------ SUPPLIED MATERIAL ------
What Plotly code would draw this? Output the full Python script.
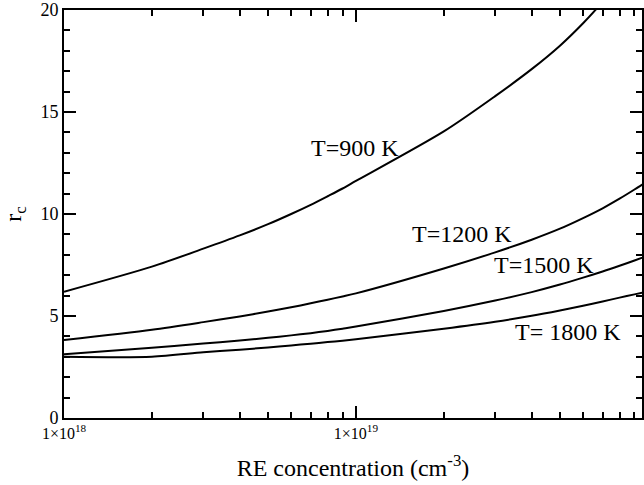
import plotly.graph_objects as go

# RE concentration (cm^-3)
conc = [1e18, 2e18, 3e18, 4e18, 5e18, 6e18, 7e18, 8e18, 9e18,
        1e19, 2e19, 3e19, 4e19, 5e19, 6e19, 7e19, 8e19, 9e19, 1e20]

rc_900 = [6.19, 7.42, 8.30, 8.95, 9.50, 10.00, 10.45, 10.87, 11.25,
          11.62, 14.05, 15.78, 17.10, 18.25, 19.35, 20.40, 21.40, 22.30, 23.20]
rc_1200 = [3.82, 4.33, 4.70, 4.98, 5.22, 5.43, 5.62, 5.80, 5.96,
           6.11, 7.33, 8.12, 8.74, 9.28, 9.80, 10.28, 10.75, 11.20, 11.62]
rc_1500 = [3.12, 3.44, 3.65, 3.80, 3.93, 4.05, 4.16, 4.27, 4.38,
           4.48, 5.25, 5.76, 6.17, 6.54, 6.88, 7.18, 7.46, 7.72, 7.96]
rc_1800 = [3.00, 3.00, 3.22, 3.35, 3.46, 3.56, 3.64, 3.72, 3.79,
           3.86, 4.38, 4.72, 5.01, 5.27, 5.50, 5.71, 5.90, 6.06, 6.21]

series = [rc_900, rc_1200, rc_1500, rc_1800]

labels = ["T=900 K", "T=1200 K", "T=1500 K", "T= 1800 K"]
label_logx = [18.998, 19.362, 19.645, 19.725]
label_y = [13.24, 9.02, 7.5, 4.24]

x_major = [1e18, 1e19]
x_major_text = ["1×10<sup>18</sup>", "1×10<sup>19</sup>"]
x_minor = [2e18, 3e18, 4e18, 5e18, 6e18, 7e18, 8e18, 9e18,
           2e19, 3e19, 4e19, 5e19, 6e19, 7e19, 8e19, 9e19]

FONT = "Liberation Serif"

fig = go.Figure()
for ys in series:
    fig.add_trace(go.Scatter(x=conc, y=ys, mode="lines",
                             line=dict(color="black", width=2, shape="spline", smoothing=0.8),
                             showlegend=False, hoverinfo="skip"))

for t, lx, ly in zip(labels, label_logx, label_y):
    fig.add_annotation(x=lx, y=ly, xref="x", yref="y", text=t,
                       showarrow=False, font=dict(family=FONT, size=24, color="black"),
                       xanchor="center", yanchor="middle")

fig.update_layout(
    width=644, height=485,
    margin=dict(l=64, r=0, t=10, b=67),
    paper_bgcolor="white", plot_bgcolor="white",
    font=dict(family=FONT, color="black"),
    xaxis=dict(
        type="log", range=[18, 19.98],
        tickvals=x_major, ticktext=x_major_text,
        ticks="inside", ticklen=12, tickwidth=2, tickcolor="black",
        minor=dict(tickvals=x_minor, ticks="inside", ticklen=6, tickwidth=1.5, tickcolor="black"),
        showline=True, linecolor="black", linewidth=2, mirror="allticks",
        showgrid=False, zeroline=False,
        tickfont=dict(family=FONT, size=16, color="black"),
        title=dict(text="RE concentration (cm<sup>-3</sup>)",
                   font=dict(family=FONT, size=24, color="black"), standoff=18),
    ),
    yaxis=dict(
        range=[0, 20], tick0=0, dtick=5,
        ticks="inside", ticklen=12, tickwidth=2, tickcolor="black",
        minor=dict(dtick=1, ticks="inside", ticklen=6, tickwidth=1.5, tickcolor="black"),
        showline=True, linecolor="black", linewidth=2, mirror="allticks",
        showgrid=False, zeroline=False,
        tickfont=dict(family=FONT, size=18, color="black"),
        title=dict(text="r<sub>c</sub>",
                   font=dict(family=FONT, size=24, color="black"), standoff=12),
    ),
)

fig.write_html("out.html",
               config={"displayModeBar": False},
               post_script="document.body.style.margin='0';document.body.style.overflow='hidden';")
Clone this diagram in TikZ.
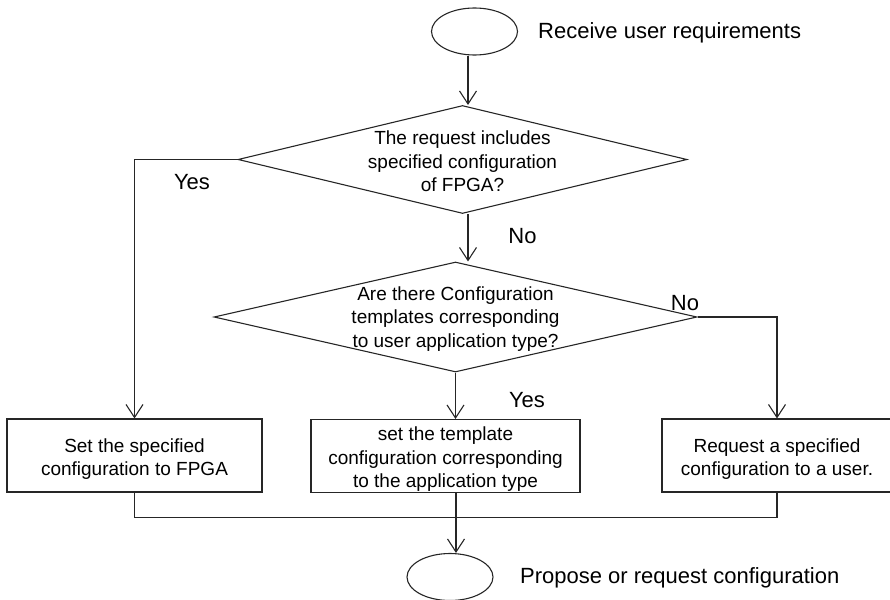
\documentclass[tikz,border=0pt]{standalone}
\usepackage{fontspec}
\setmainfont{Liberation Sans}
\usetikzlibrary{shapes.geometric,arrows.meta}
\begin{document}
\begin{tikzpicture}[x=1pt,y=-1pt,
  ln/.style={line width=1.1pt, draw=black!85},
  arr/.style={ln, -{Straight Barb[length=13pt,width=17pt,line width=1.1pt]}},
  term/.style={ellipse, ln, inner sep=0pt, minimum width=86pt, minimum height=47pt},
  decision/.style={diamond, ln, inner sep=0pt},
  procbox/.style={rectangle, ln, inner sep=0pt, minimum height=73pt},
  dtext/.style={inner sep=0pt, align=center, font=\fontsize{19}{23.5}\selectfont},
  lbl/.style={inner sep=0pt, font=\fontsize{22}{26}\selectfont},
]
\useasboundingbox (0,0) rectangle (890,599);

% terminals
\node[term] (start) at (474.5,31.5) {};
\node[lbl, anchor=west] (startlbl) at (538,33) {Receive user requirements};
\node[term] (stop) at (450,577) {};
\node[lbl, anchor=west] (stoplbl) at (520,578) {Propose or request configuration};

% decisions
\node[decision, minimum width=449pt, minimum height=108pt,
      label={[dtext, yshift=-2pt]center:{The request includes\\specified configuration\\of FPGA?}}] (d1) at (462.5,159.5) {};
\node[decision, minimum width=483pt, minimum height=110pt,
      label={[dtext, yshift=-2pt]center:{Are there Configuration\\templates corresponding\\to user application type?}}] (d2) at (455.5,317) {};

% process boxes
\node[procbox, minimum width=255pt,
      label={[dtext, yshift=-3.5pt]center:{Set the specified\\configuration to FPGA}}] (b1) at (134.5,455.5) {};
\node[procbox, minimum width=269pt,
      label={[dtext, yshift=-3.5pt]center:{set the template\\configuration corresponding\\to the application type}}] (b2) at (445.5,456) {};
\node[procbox, minimum width=230pt,
      label={[dtext, yshift=-3.5pt]center:{Request a specified\\configuration to a user.}}] (b3) at (777,455.5) {};

% connectors
\draw[arr] ([xshift=-6.5pt]start.south) -- ([xshift=5.5pt]d1.north);
\draw[arr] (d1.west) -| (b1.north);
\draw[arr] ([xshift=5.5pt]d1.south) -- ([xshift=5.5pt]d1.south |- d2.north);
\draw[arr] (d2.east) -| (b3.north);
\draw[arr] (d2.south) -- (d2.south |- b2.north);
\draw[ln] (b1.south) -- ++(0,25) -| (b3.south);
\draw[arr] ([xshift=10.5pt]b2.south) -- ([xshift=6pt]stop.north);

% branch labels
\node[lbl] (yes1) at (192,182) {Yes};
\node[lbl] (no1) at (522.5,236) {No};
\node[lbl] (no2) at (685,303) {No};
\node[lbl] (yes2) at (527,400) {Yes};
\end{tikzpicture}
\end{document}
------
## EXERCISE DETAILS
Transcribe each line above verbatim, with the pictures left out.

## TASK ANSWER
What Plotly code would draw this? Output the full Python script.
import plotly.graph_objects as go

# RE concentration (cm^-3)
conc = [1e18, 2e18, 3e18, 4e18, 5e18, 6e18, 7e18, 8e18, 9e18,
        1e19, 2e19, 3e19, 4e19, 5e19, 6e19, 7e19, 8e19, 9e19, 1e20]

rc_900 = [6.19, 7.42, 8.30, 8.95, 9.50, 10.00, 10.45, 10.87, 11.25,
          11.62, 14.05, 15.78, 17.10, 18.25, 19.35, 20.40, 21.40, 22.30, 23.20]
rc_1200 = [3.82, 4.33, 4.70, 4.98, 5.22, 5.43, 5.62, 5.80, 5.96,
           6.11, 7.33, 8.12, 8.74, 9.28, 9.80, 10.28, 10.75, 11.20, 11.62]
rc_1500 = [3.12, 3.44, 3.65, 3.80, 3.93, 4.05, 4.16, 4.27, 4.38,
           4.48, 5.25, 5.76, 6.17, 6.54, 6.88, 7.18, 7.46, 7.72, 7.96]
rc_1800 = [3.00, 3.00, 3.22, 3.35, 3.46, 3.56, 3.64, 3.72, 3.79,
           3.86, 4.38, 4.72, 5.01, 5.27, 5.50, 5.71, 5.90, 6.06, 6.21]

series = [rc_900, rc_1200, rc_1500, rc_1800]

labels = ["T=900 K", "T=1200 K", "T=1500 K", "T= 1800 K"]
label_logx = [18.998, 19.362, 19.645, 19.725]
label_y = [13.24, 9.02, 7.5, 4.24]

x_major = [1e18, 1e19]
x_major_text = ["1×10<sup>18</sup>", "1×10<sup>19</sup>"]
x_minor = [2e18, 3e18, 4e18, 5e18, 6e18, 7e18, 8e18, 9e18,
           2e19, 3e19, 4e19, 5e19, 6e19, 7e19, 8e19, 9e19]

FONT = "Liberation Serif"

fig = go.Figure()
for ys in series:
    fig.add_trace(go.Scatter(x=conc, y=ys, mode="lines",
                             line=dict(color="black", width=2, shape="spline", smoothing=0.8),
                             showlegend=False, hoverinfo="skip"))

for t, lx, ly in zip(labels, label_logx, label_y):
    fig.add_annotation(x=lx, y=ly, xref="x", yref="y", text=t,
                       showarrow=False, font=dict(family=FONT, size=24, color="black"),
                       xanchor="center", yanchor="middle")

fig.update_layout(
    width=644, height=485,
    margin=dict(l=64, r=0, t=10, b=67),
    paper_bgcolor="white", plot_bgcolor="white",
    font=dict(family=FONT, color="black"),
    xaxis=dict(
        type="log", range=[18, 19.98],
        tickvals=x_major, ticktext=x_major_text,
        ticks="inside", ticklen=12, tickwidth=2, tickcolor="black",
        minor=dict(tickvals=x_minor, ticks="inside", ticklen=6, tickwidth=1.5, tickcolor="black"),
        showline=True, linecolor="black", linewidth=2, mirror="allticks",
        showgrid=False, zeroline=False,
        tickfont=dict(family=FONT, size=16, color="black"),
        title=dict(text="RE concentration (cm<sup>-3</sup>)",
                   font=dict(family=FONT, size=24, color="black"), standoff=18),
    ),
    yaxis=dict(
        range=[0, 20], tick0=0, dtick=5,
        ticks="inside", ticklen=12, tickwidth=2, tickcolor="black",
        minor=dict(dtick=1, ticks="inside", ticklen=6, tickwidth=1.5, tickcolor="black"),
        showline=True, linecolor="black", linewidth=2, mirror="allticks",
        showgrid=False, zeroline=False,
        tickfont=dict(family=FONT, size=18, color="black"),
        title=dict(text="r<sub>c</sub>",
                   font=dict(family=FONT, size=24, color="black"), standoff=12),
    ),
)

fig.write_html("out.html",
               config={"displayModeBar": False},
               post_script="document.body.style.margin='0';document.body.style.overflow='hidden';")
Clone this diagram in TikZ.
\documentclass[tikz,border=0pt]{standalone}
\usepackage{fontspec}
\setmainfont{Liberation Sans}
\usetikzlibrary{shapes.geometric,arrows.meta}
\begin{document}
\begin{tikzpicture}[x=1pt,y=-1pt,
  ln/.style={line width=1.1pt, draw=black!85},
  arr/.style={ln, -{Straight Barb[length=13pt,width=17pt,line width=1.1pt]}},
  term/.style={ellipse, ln, inner sep=0pt, minimum width=86pt, minimum height=47pt},
  decision/.style={diamond, ln, inner sep=0pt},
  procbox/.style={rectangle, ln, inner sep=0pt, minimum height=73pt},
  dtext/.style={inner sep=0pt, align=center, font=\fontsize{19}{23.5}\selectfont},
  lbl/.style={inner sep=0pt, font=\fontsize{22}{26}\selectfont},
]
\useasboundingbox (0,0) rectangle (890,599);

% terminals
\node[term] (start) at (474.5,31.5) {};
\node[lbl, anchor=west] (startlbl) at (538,33) {Receive user requirements};
\node[term] (stop) at (450,577) {};
\node[lbl, anchor=west] (stoplbl) at (520,578) {Propose or request configuration};

% decisions
\node[decision, minimum width=449pt, minimum height=108pt,
      label={[dtext, yshift=-2pt]center:{The request includes\\specified configuration\\of FPGA?}}] (d1) at (462.5,159.5) {};
\node[decision, minimum width=483pt, minimum height=110pt,
      label={[dtext, yshift=-2pt]center:{Are there Configuration\\templates corresponding\\to user application type?}}] (d2) at (455.5,317) {};

% process boxes
\node[procbox, minimum width=255pt,
      label={[dtext, yshift=-3.5pt]center:{Set the specified\\configuration to FPGA}}] (b1) at (134.5,455.5) {};
\node[procbox, minimum width=269pt,
      label={[dtext, yshift=-3.5pt]center:{set the template\\configuration corresponding\\to the application type}}] (b2) at (445.5,456) {};
\node[procbox, minimum width=230pt,
      label={[dtext, yshift=-3.5pt]center:{Request a specified\\configuration to a user.}}] (b3) at (777,455.5) {};

% connectors
\draw[arr] ([xshift=-6.5pt]start.south) -- ([xshift=5.5pt]d1.north);
\draw[arr] (d1.west) -| (b1.north);
\draw[arr] ([xshift=5.5pt]d1.south) -- ([xshift=5.5pt]d1.south |- d2.north);
\draw[arr] (d2.east) -| (b3.north);
\draw[arr] (d2.south) -- (d2.south |- b2.north);
\draw[ln] (b1.south) -- ++(0,25) -| (b3.south);
\draw[arr] ([xshift=10.5pt]b2.south) -- ([xshift=6pt]stop.north);

% branch labels
\node[lbl] (yes1) at (192,182) {Yes};
\node[lbl] (no1) at (522.5,236) {No};
\node[lbl] (no2) at (685,303) {No};
\node[lbl] (yes2) at (527,400) {Yes};
\end{tikzpicture}
\end{document}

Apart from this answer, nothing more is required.